** WRITTEN INSTRUCTION **
Set the lines down again exactly, first line through the line that contains "plt.rcParams['font.family'] = ['Lato', 'DejaVu", with no pictures.

** RECORDED DATA **
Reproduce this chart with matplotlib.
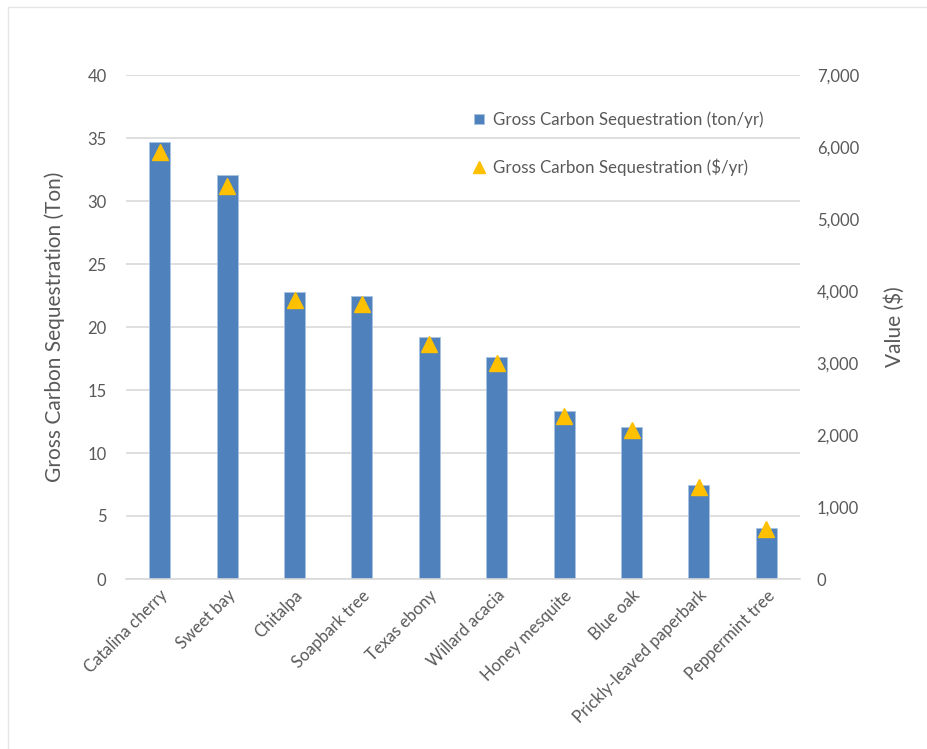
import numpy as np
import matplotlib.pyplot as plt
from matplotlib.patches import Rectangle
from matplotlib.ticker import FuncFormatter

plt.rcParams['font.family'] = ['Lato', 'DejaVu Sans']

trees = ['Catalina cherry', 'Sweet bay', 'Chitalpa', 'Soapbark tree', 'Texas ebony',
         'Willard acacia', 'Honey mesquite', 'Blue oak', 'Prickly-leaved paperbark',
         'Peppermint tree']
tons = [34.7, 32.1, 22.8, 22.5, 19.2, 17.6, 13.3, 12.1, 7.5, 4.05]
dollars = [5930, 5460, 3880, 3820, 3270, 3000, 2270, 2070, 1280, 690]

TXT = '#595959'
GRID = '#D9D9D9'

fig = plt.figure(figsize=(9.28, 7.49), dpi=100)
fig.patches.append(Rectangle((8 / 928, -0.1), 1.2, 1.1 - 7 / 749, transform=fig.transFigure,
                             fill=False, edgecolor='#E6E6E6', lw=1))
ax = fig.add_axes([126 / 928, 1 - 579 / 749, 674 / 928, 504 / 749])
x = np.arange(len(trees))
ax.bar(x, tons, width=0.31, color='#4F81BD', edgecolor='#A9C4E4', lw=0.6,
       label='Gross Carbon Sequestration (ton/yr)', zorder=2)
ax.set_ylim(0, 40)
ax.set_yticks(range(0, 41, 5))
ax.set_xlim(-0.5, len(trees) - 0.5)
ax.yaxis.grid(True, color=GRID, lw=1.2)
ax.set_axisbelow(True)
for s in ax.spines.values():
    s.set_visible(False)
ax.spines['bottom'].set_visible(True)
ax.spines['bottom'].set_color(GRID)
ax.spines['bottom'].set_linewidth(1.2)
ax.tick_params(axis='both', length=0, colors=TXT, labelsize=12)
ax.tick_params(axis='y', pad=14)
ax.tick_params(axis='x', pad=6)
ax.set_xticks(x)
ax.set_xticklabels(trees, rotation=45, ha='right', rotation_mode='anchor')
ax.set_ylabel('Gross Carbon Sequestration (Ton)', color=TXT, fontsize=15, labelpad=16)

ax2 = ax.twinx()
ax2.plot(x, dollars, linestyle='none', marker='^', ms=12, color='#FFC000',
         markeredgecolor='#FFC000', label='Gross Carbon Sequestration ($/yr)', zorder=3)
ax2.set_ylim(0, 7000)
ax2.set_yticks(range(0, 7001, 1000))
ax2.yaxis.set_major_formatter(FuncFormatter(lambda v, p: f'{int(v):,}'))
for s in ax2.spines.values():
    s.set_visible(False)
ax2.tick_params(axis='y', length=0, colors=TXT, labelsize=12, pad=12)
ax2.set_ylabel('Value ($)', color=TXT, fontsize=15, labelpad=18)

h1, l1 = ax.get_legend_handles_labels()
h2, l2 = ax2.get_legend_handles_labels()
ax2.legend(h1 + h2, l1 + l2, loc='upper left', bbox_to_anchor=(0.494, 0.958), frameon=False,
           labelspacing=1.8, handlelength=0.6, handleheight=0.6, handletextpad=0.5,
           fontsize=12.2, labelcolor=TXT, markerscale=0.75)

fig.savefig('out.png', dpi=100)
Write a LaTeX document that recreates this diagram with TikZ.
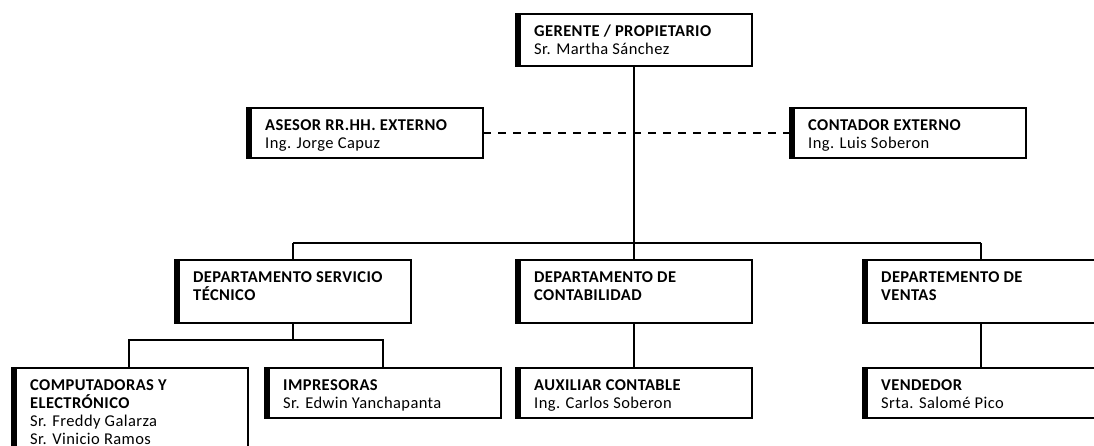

** WRITTEN RESPONSE **
Reproduce this chart with matplotlib.
import numpy as np
import matplotlib.pyplot as plt
from matplotlib.patches import Rectangle
from matplotlib.ticker import FuncFormatter

plt.rcParams['font.family'] = ['Lato', 'DejaVu Sans']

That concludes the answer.